By carefully considering these factors, machinists can select a boring tool that delivers stable performance and long tool life.

10.Future Trends in Boring Tool Technology

As manufacturing technologies continue to evolve, boring tool designs are becoming increasingly sophisticated. Advanced coatings, improved insert geometries, and vibration-damping technologies are helping manufacturers achieve higher productivity and better surface finishes.

Digital machining technologies are also beginning to influence tool design. Some modern tooling systems integrate sensors that monitor cutting conditions and detect vibration in real time.

These innovations are helping manufacturers maintain consistent machining quality even in highly demanding applications.

11.Conclusion

The lathe boring tool remains one of the most essential tools in precision CNC machining. By enabling accurate internal machining, boring tools allow manufacturers to achieve tight tolerances, smooth surface finishes, and reliable component performance.

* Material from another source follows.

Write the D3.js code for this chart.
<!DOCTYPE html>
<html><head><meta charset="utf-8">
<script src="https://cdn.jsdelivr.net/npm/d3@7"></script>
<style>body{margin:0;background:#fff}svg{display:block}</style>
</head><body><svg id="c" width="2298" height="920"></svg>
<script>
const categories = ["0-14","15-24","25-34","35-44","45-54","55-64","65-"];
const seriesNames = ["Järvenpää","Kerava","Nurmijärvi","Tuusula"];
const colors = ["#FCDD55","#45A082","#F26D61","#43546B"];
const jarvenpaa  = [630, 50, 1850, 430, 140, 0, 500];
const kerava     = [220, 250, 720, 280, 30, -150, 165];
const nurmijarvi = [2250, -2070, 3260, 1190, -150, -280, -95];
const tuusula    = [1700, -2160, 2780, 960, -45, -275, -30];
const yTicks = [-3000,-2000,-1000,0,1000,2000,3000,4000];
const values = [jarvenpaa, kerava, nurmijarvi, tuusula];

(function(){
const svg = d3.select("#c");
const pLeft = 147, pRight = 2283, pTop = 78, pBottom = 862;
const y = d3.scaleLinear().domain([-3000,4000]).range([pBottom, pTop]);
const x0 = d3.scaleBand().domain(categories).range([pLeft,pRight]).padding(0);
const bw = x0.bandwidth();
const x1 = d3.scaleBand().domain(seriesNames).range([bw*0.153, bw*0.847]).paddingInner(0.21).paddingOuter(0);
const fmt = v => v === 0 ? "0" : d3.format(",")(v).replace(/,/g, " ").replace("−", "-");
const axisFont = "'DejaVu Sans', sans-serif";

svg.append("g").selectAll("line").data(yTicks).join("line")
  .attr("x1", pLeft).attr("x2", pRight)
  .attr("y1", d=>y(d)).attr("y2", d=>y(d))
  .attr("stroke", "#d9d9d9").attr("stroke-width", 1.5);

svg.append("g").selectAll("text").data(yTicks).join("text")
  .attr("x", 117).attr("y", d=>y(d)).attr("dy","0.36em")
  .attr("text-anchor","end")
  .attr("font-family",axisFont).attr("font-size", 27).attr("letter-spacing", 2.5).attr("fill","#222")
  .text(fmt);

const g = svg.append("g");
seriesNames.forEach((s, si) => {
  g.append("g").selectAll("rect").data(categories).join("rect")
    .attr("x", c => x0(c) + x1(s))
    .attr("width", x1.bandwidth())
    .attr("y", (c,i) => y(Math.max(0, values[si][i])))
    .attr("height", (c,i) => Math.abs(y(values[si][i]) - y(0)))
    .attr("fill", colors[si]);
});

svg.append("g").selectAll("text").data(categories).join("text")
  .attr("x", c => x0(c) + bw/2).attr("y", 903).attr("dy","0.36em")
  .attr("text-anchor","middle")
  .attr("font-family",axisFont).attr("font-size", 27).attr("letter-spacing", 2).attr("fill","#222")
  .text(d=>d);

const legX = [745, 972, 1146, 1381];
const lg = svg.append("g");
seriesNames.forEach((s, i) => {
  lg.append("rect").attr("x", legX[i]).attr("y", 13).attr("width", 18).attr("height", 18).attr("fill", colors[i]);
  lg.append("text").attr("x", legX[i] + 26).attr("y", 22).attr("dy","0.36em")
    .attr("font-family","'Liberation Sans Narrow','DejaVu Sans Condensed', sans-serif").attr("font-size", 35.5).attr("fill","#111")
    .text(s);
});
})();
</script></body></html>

Understanding how boring tools work—and how to select the right tool for each application—can significantly improve machining efficiency and product quality. As industries continue to demand higher precision and more complex components, the importance of advanced boring tool technology will only continue to grow.

FAQ

What is a lathe boring tool used for?

A lathe boring tool is used to enlarge and finish existing holes in a workpiece, improving diameter accuracy and surface finish.

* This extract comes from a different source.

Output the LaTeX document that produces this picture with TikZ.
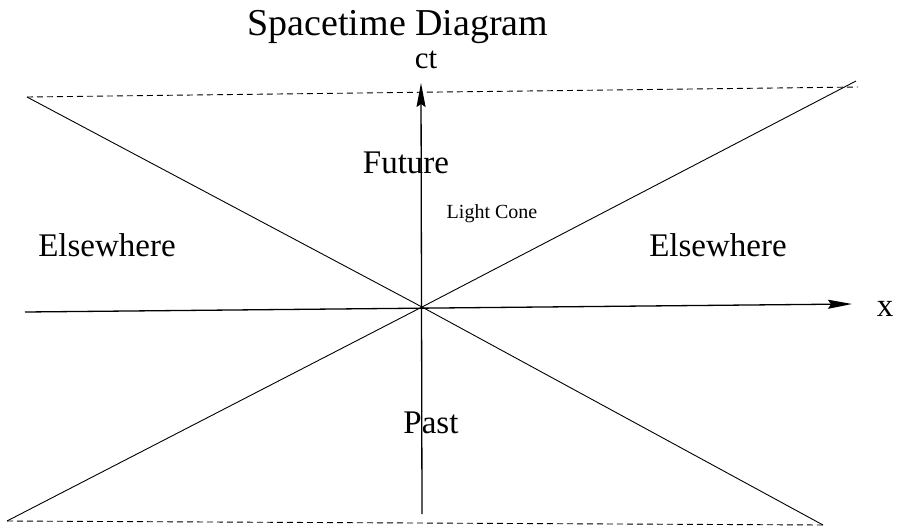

What is the difference between drilling and boring?

Drilling creates the initial hole, while boring improves the accuracy and geometry of that hole.

What causes chatter in boring operations?

Chatter usually occurs due to excessive tool overhang, insufficient rigidity, or incorrect cutting parameters.

Why are carbide boring bars commonly used?

Carbide provides higher stiffness than steel, which reduces tool deflection during machining.

What industries rely heavily on boring operations?

Aerospace, automotive, mold manufacturing, and heavy equipment industries frequently use boring tools for precision internal machining.